If Zero Trust is a path, it is crucial to know whether we are going in the right direction or the opposite direction. Walking for the sake of walking makes no sense. That is why it is so important to have an integral and permanent advisory.
Rationally advancing the Zero Trust philosophy involves accurately detecting needs, matching them with resources, and setting realistic and measurable objectives.
In this sense, all the services mentioned above allow companies not only to implement comprehensive security strategies but also to test them to guarantee their optimal performance and the fulfillment of objectives.

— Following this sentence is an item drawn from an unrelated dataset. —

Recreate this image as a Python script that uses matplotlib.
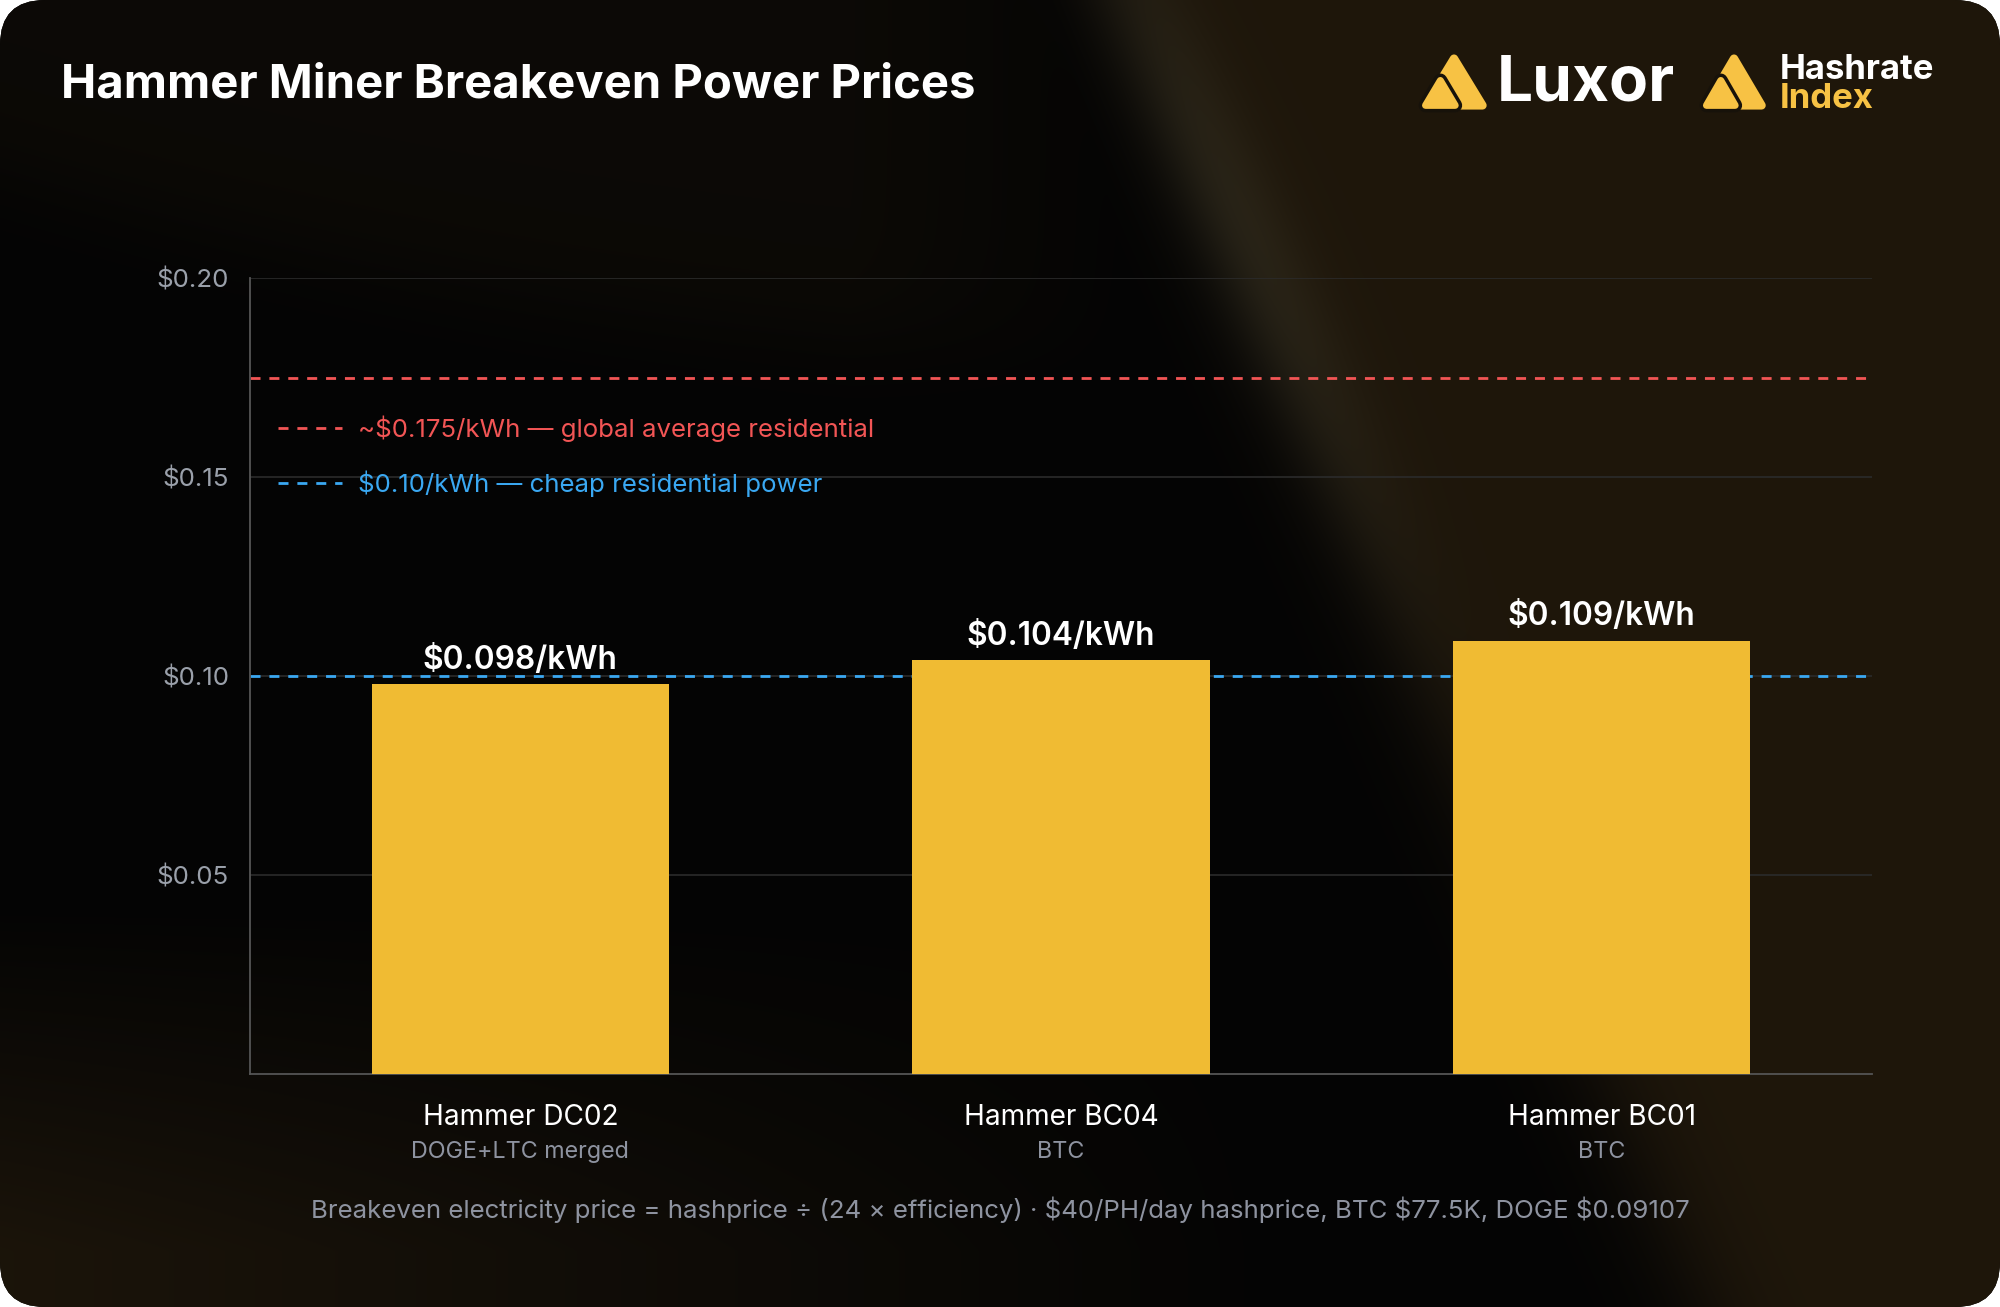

5. Comprehensive solutions that do generate trust
In conclusion, it is important to point out that Zero Trust is not a magic solution that solves all the security problems an organization may have. It is not software that can be installed and at the push of a button implements an insurmountable security structure. The fight against cyber risks involves a great deal of effort, which, moreover, must be carried out on an ongoing basis. Criminals do not rest.
Zero Trust is a philosophy, a set of ideas that have always been present in the field of cybersecurity and that, in essence, are common sense. Zero Trust should, therefore, above all, inspire us when designing and implementing security measures against malicious attackers, both internal and external.
To be successful, these measures should not be limited only to classic Zero Trust aspects such as security permissions management, but it is key to opt for holistic and disruptive approaches. Cybersecurity, offensive security, and cyber intelligence services complement and enrich each other. A comprehensive solution must put the knowledge of these three major areas at the service of the client’s needs.